Möbius strip covering space how can we describe the universal covering space of the Möbius strip?
the Möbius strip is a square $[0,1]\times [0,1]$ with identifications $(0,y)\sim (1,1-y)$.
So my guess is that the universal covering is an infinite strip $\Bbb R\times [0,1]$. How can we describe the map?
I am confused by the twist in the Möbius strip.
 A: The Möbius band is the quotient of $R\times [0,1]$ by the map defined by $f(x,y)= (x+1,1-y)$ which generates a freely and proper action on $R\times [0,1]$ this implies that the universal cover of the Möbius band is $R\times [0,1]$
A: Let me add the following variation to the argument provided above. 

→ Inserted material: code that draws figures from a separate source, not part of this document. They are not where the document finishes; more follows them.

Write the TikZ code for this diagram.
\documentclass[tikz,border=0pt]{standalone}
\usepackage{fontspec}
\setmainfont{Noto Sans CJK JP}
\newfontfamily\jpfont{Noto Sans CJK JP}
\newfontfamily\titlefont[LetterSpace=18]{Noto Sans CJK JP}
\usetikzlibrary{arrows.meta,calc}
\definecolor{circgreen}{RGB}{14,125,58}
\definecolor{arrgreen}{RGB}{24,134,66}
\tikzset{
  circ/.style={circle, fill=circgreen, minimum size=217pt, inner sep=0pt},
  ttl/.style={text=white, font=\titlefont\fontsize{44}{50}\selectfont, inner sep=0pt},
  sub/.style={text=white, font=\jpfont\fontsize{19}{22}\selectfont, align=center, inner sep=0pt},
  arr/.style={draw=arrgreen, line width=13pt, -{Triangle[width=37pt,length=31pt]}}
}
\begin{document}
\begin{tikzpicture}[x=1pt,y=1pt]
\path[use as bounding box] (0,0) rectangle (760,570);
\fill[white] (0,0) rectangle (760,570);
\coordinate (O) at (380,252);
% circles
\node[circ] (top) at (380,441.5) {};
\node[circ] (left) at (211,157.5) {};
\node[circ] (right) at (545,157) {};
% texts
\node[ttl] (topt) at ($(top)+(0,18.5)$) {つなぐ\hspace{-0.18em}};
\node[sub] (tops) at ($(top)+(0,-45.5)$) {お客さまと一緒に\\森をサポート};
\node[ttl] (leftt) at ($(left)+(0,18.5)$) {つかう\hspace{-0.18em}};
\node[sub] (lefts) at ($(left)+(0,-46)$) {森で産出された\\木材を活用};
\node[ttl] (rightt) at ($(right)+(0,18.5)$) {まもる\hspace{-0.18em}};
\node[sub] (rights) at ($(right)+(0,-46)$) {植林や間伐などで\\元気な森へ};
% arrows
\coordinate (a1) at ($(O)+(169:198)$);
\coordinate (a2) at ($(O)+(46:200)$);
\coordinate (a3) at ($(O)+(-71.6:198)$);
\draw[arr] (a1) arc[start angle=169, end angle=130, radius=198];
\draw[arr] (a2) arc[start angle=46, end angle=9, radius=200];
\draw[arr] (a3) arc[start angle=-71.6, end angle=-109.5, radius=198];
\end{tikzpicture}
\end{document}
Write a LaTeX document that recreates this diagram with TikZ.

If you consider $\theta_0:\mathbb{R}^2 \to \mathbb{R}^2$ by $\theta_0(x,y) = (x+1/2,-y)$then, the group $G = \{\theta_0^n:n \in \mathbb{Z}\}$ acts properly and discontinuously over $\mathbb{R}^2$, a fundamental domain is $[-1/2,1/2] \times [-1/2,1/2]$ and you can see that the identification performed over this fundamental domain correspond precisely to the identifications performed on a square to obtain the Moebius strip. 
Since the action is properly discontinuous, $\pi: \mathbb{R}^2 \to \mathbb{R}^2/G$ will be a covering map. Since, $\mathbb{R}^2$ is simply connected it is the universal cover of $\mathbb{R}^2/G$. Now by the properties of fundamental domains, what remains is to use the that every identification space is isomorphic to a quotient space so that you can prove that $\mathbb{R}^2/G \cong M$ where $M$ is the Moebius strip. 
Please feel free to complete the full explicitation of this identification exercise.